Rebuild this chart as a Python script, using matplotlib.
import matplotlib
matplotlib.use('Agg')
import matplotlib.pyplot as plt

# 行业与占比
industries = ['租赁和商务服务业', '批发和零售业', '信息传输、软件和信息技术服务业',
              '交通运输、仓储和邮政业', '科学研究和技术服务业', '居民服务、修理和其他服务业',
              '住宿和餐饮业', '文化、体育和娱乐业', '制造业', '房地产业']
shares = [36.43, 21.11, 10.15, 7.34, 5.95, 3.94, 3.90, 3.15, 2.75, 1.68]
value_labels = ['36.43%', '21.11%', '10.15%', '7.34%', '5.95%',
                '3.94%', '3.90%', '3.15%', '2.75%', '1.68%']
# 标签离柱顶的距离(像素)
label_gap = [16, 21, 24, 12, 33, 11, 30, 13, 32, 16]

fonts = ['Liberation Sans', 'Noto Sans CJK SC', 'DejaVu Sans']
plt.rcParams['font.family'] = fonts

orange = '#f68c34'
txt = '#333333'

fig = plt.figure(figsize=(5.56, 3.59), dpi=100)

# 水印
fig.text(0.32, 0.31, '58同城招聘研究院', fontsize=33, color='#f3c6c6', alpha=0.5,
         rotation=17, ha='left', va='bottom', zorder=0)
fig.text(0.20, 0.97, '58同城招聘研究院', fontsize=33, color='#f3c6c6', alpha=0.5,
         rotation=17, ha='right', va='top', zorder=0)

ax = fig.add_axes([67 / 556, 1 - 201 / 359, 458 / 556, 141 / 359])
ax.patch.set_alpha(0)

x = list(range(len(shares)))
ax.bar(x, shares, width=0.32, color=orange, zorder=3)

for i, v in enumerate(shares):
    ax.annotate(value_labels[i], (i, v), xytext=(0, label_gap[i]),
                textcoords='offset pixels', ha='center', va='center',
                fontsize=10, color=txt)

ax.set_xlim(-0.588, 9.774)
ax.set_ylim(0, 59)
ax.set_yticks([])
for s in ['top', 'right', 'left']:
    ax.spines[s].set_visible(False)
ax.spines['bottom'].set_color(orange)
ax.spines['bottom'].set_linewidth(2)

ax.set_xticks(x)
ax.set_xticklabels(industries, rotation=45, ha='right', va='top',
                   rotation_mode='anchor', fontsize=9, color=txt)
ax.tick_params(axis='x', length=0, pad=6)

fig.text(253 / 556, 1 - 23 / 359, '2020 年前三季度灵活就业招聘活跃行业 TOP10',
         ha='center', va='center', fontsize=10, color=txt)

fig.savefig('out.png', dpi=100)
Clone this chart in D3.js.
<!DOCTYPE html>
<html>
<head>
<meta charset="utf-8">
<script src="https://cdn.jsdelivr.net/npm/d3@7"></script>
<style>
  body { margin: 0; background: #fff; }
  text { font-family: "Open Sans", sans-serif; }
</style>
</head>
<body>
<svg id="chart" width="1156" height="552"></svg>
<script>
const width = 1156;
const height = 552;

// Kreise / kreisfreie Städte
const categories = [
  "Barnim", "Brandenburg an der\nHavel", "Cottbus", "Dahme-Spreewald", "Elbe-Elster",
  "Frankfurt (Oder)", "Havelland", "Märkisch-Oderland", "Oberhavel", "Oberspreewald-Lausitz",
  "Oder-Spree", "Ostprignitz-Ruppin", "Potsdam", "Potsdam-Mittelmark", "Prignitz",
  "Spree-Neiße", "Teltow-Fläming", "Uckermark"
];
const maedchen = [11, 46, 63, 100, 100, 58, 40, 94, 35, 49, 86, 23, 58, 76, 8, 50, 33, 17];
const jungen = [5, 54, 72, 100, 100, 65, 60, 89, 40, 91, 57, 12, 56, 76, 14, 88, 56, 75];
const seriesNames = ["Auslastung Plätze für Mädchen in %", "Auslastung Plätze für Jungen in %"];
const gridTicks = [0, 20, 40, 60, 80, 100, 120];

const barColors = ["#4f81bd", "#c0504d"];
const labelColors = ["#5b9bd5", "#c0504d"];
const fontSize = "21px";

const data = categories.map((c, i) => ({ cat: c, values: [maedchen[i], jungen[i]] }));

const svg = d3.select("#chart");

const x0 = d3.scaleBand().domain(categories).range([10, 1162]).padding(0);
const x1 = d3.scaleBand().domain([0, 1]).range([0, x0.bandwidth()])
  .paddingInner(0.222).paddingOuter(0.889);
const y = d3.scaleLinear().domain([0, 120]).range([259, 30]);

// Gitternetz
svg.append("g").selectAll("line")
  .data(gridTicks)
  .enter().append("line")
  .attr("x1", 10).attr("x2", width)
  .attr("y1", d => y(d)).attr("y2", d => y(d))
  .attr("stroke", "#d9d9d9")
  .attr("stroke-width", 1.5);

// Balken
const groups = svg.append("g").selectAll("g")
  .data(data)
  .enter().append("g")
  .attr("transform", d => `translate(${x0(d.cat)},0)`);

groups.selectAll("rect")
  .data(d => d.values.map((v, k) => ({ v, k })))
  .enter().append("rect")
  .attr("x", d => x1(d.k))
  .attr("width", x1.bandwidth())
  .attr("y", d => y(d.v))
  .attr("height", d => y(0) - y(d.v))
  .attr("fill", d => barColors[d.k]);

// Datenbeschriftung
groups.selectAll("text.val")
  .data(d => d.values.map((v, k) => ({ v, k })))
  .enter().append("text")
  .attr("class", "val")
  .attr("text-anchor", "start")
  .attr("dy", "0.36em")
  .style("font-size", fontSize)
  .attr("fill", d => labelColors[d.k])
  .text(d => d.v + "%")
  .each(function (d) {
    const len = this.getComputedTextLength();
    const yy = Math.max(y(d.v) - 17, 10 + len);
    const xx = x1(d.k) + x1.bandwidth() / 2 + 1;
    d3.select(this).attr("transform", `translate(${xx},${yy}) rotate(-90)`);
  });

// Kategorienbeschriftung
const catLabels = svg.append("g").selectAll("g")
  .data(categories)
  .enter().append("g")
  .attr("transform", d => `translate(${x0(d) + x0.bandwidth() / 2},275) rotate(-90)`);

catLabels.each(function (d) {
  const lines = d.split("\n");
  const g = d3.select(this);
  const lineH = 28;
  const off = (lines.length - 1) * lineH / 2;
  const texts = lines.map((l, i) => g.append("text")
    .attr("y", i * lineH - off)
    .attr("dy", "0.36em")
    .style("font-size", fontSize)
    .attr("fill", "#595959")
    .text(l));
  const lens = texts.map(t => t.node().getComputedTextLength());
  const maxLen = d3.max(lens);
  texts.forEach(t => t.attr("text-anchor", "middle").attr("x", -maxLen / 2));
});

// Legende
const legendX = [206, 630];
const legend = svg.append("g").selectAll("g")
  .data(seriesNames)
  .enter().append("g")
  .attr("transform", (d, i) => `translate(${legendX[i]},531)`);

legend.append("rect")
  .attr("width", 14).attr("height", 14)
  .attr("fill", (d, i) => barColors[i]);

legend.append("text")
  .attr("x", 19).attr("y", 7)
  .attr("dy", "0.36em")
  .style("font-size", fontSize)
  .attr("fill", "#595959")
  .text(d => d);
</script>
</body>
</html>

-------

- DIRECTIONS -
Using the listing above, locate the lines that hold "matplotlib" and copy each one.

- WRITTEN ANSWER -
Rebuild this chart as a Python script, using matplotlib.
import matplotlib
matplotlib.use('Agg')
import matplotlib.pyplot as plt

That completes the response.